In further discussion, the court said:

“As it is, then, the -fact of disposition which is important and material, there can be no reason why this fact may not be proved by any witness who knows what it is. There is certainly no reason why general repute is not better or more satisfactory evidence of disposition than the testimony of one who knows what the disposition in question is from his own personal observation. If it could properly be objected that the latter kind of testimony would be matter of opinion, a like objection might be made to evidence of general repute as but an aggregation of opinions. But evidence of the disposition of a person, by one who knows such disposition from personal observation, is not evidence of opinion in any objectionable sense.”
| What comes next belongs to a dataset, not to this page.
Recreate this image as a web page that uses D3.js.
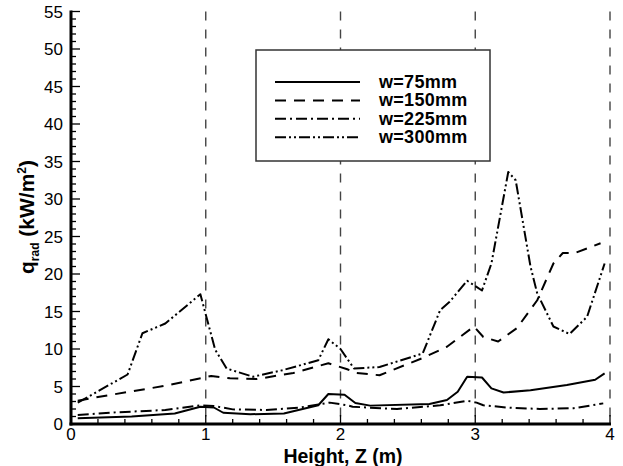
<!DOCTYPE html>
<html><head><meta charset="utf-8">
<script src="https://cdn.jsdelivr.net/npm/d3@7"></script>
<style>body{margin:0;background:#fff}svg{display:block}text{font-family:"Liberation Sans",Arial,sans-serif}</style>
</head><body>
<svg id="c" width="623" height="466"></svg>
<script>
const seriesNames = ["w=75mm","w=150mm","w=225mm","w=300mm"];
const z75 = [0.05,0.45,0.77,0.96,1.06,1.13,1.33,1.58,1.835,1.91,2.03,2.11,2.22,2.66,2.79,2.87,2.94,3.05,3.12,3.21,3.41,3.68,3.89,3.96];
const q75 = [0.76,1.0,1.4,2.3,2.2,1.5,1.3,1.4,2.5,4.0,3.9,2.8,2.45,2.67,3.2,4.3,6.3,6.2,4.75,4.2,4.5,5.2,5.9,6.75];
const z150 = [0.05,0.2,0.7,1.04,1.18,1.38,1.65,1.91,2.05,2.12,2.29,2.61,2.79,2.99,3.06,3.17,3.31,3.46,3.58,3.65,3.74,3.93];
const q150 = [3.1,3.6,5.1,6.4,6.1,6.0,6.8,8.1,7.3,6.8,6.5,8.8,10.3,13.0,11.6,11.0,12.8,16.5,21.4,22.8,22.8,24.1];
const z225 = [0.05,0.33,0.7,0.96,1.06,1.2,1.45,1.7,1.92,2.05,2.09,2.42,2.74,2.94,3.01,3.06,3.23,3.48,3.73,3.95];
const q225 = [1.2,1.55,1.87,2.5,2.4,1.95,1.87,2.2,2.85,2.5,2.3,2.0,2.5,3.1,2.85,2.5,2.2,2.0,2.1,2.75];
const z300 = [0.05,0.42,0.53,0.70,0.96,1.07,1.155,1.35,1.576,1.835,1.91,2.0,2.1,2.29,2.61,2.74,2.81,2.94,3.05,3.12,3.245,3.30,3.41,3.46,3.58,3.70,3.83,3.96];
const q300 = [2.84,6.6,12.1,13.4,17.3,9.9,7.4,6.3,7.2,8.5,11.3,10.0,7.4,7.6,9.4,15.2,16.3,19.1,17.8,21.4,33.6,32.5,21.0,17.4,13.0,12.0,14.3,21.4];
const xTicks = [0,1,2,3,4];
const yTicks = [0,5,10,15,20,25,30,35,40,45,50,55];
const vLines = [1,2,3,4];

const zs = [z75,z150,z225,z300], qs = [q75,q150,q225,q300];
const dashes = [null,"11,8","11,4,2,4","11,3,2,3,2,3"];

const svg = d3.select("#c");
const L = 71, R = 610, T = 11.5, B = 424;
const x = d3.scaleLinear().domain([0,4]).range([L,R]);
const y = d3.scaleLinear().domain([0,55]).range([B,T]);

svg.selectAll(".vl").data(vLines).enter().append("line")
  .attr("x1",d=>x(d)).attr("x2",d=>x(d)).attr("y1",T).attr("y2",B)
  .attr("stroke","#444").attr("stroke-width",1.4).attr("stroke-dasharray","9,9");

const g = svg.append("g");
d3.range(0,4.001,0.2).forEach(v=>{
  g.append("line").attr("x1",x(v)).attr("x2",x(v)).attr("y1",B).attr("y2",B-(Math.abs(v-Math.round(v))<1e-6?9:5)).attr("stroke","#000").attr("stroke-width",1.3);
});
d3.range(0,55.001,1).forEach(v=>{
  g.append("line").attr("y1",y(v)).attr("y2",y(v)).attr("x1",L).attr("x2",L+(v%5===0?9:5)).attr("stroke","#000").attr("stroke-width",1.3);
});

svg.append("line").attr("x1",L).attr("x2",L).attr("y1",T-1).attr("y2",B+1.5).attr("stroke","#000").attr("stroke-width",3);
svg.append("line").attr("x1",L-1.5).attr("x2",R+1).attr("y1",B).attr("y2",B).attr("stroke","#000").attr("stroke-width",3);

svg.selectAll(".xl").data(xTicks).enter().append("text")
  .attr("x",d=>x(d)).attr("y",B+16).attr("text-anchor","middle").attr("font-size",17).text(d=>d);
svg.selectAll(".yl").data(yTicks).enter().append("text")
  .attr("x",L-8).attr("y",d=>y(d)+6).attr("text-anchor","end").attr("font-size",17).text(d=>d);

const line = d3.line().x(d=>x(d[0])).y(d=>y(d[1]));
zs.forEach((zz,i)=>{
  const pts = zz.map((v,j)=>[v,qs[i][j]]);
  svg.append("path").attr("d",line(pts)).attr("fill","none").attr("stroke","#000")
    .attr("stroke-width",2).attr("stroke-linejoin","round")
    .attr("stroke-dasharray",dashes[i]);
});

svg.append("rect").attr("x",256).attr("y",50).attr("width",234).attr("height",111)
  .attr("fill","#fff").attr("stroke","#333").attr("stroke-width",1.5);
seriesNames.forEach((n,i)=>{
  const yy = 82 + i*18.4;
  svg.append("line").attr("x1",275).attr("x2",360).attr("y1",yy).attr("y2",yy)
    .attr("stroke","#000").attr("stroke-width",2).attr("stroke-dasharray",dashes[i]);
  svg.append("text").attr("x",379).attr("y",yy+6).attr("font-size",18).attr("font-weight","bold")
    .attr("letter-spacing",0.3).text(n);
});

svg.append("text").attr("x",343).attr("y",463).attr("text-anchor","middle")
  .attr("font-size",19.5).attr("font-weight","bold").text("Height, Z (m)");
const yt = svg.append("text").attr("transform","translate(34,217) rotate(-90)")
  .attr("text-anchor","middle").attr("font-size",21).attr("font-weight","bold");
yt.append("tspan").text("q");
yt.append("tspan").attr("font-size",12).attr("dy",5).text("rad");
yt.append("tspan").attr("dy",-5).text(" (kW/m");
yt.append("tspan").attr("font-size",12).attr("dy",-8).text("2");
yt.append("tspan").attr("dy",8).text(")");
</script>
</body></html>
It would seem useless to quote further authority. The whole trend of modern opinion is in the direction which we have indicated, and we think, therefore, that the court erred in taking the testimony of McDonald and Beady from the jury, as the character of the appellant was a question which should have gone to the jury. It may appropriately be said that, in this kind of a case, which it is difficult to defend against, and where a man’s character might be the only defense that he could present to the jury, courts ought not to be too technical in rejecting testimony tending to prove character.

We have examined the other assignments of error, but considering the instructions asked in connection with the instructions already given by the court, we think no error was *315committed in denying the instructions asked for, or in any other particular.

But for the reasons assigned, the judgment will be reversed.

Budkin, C. J., Mount, Crow, and Parker, JJ., concur.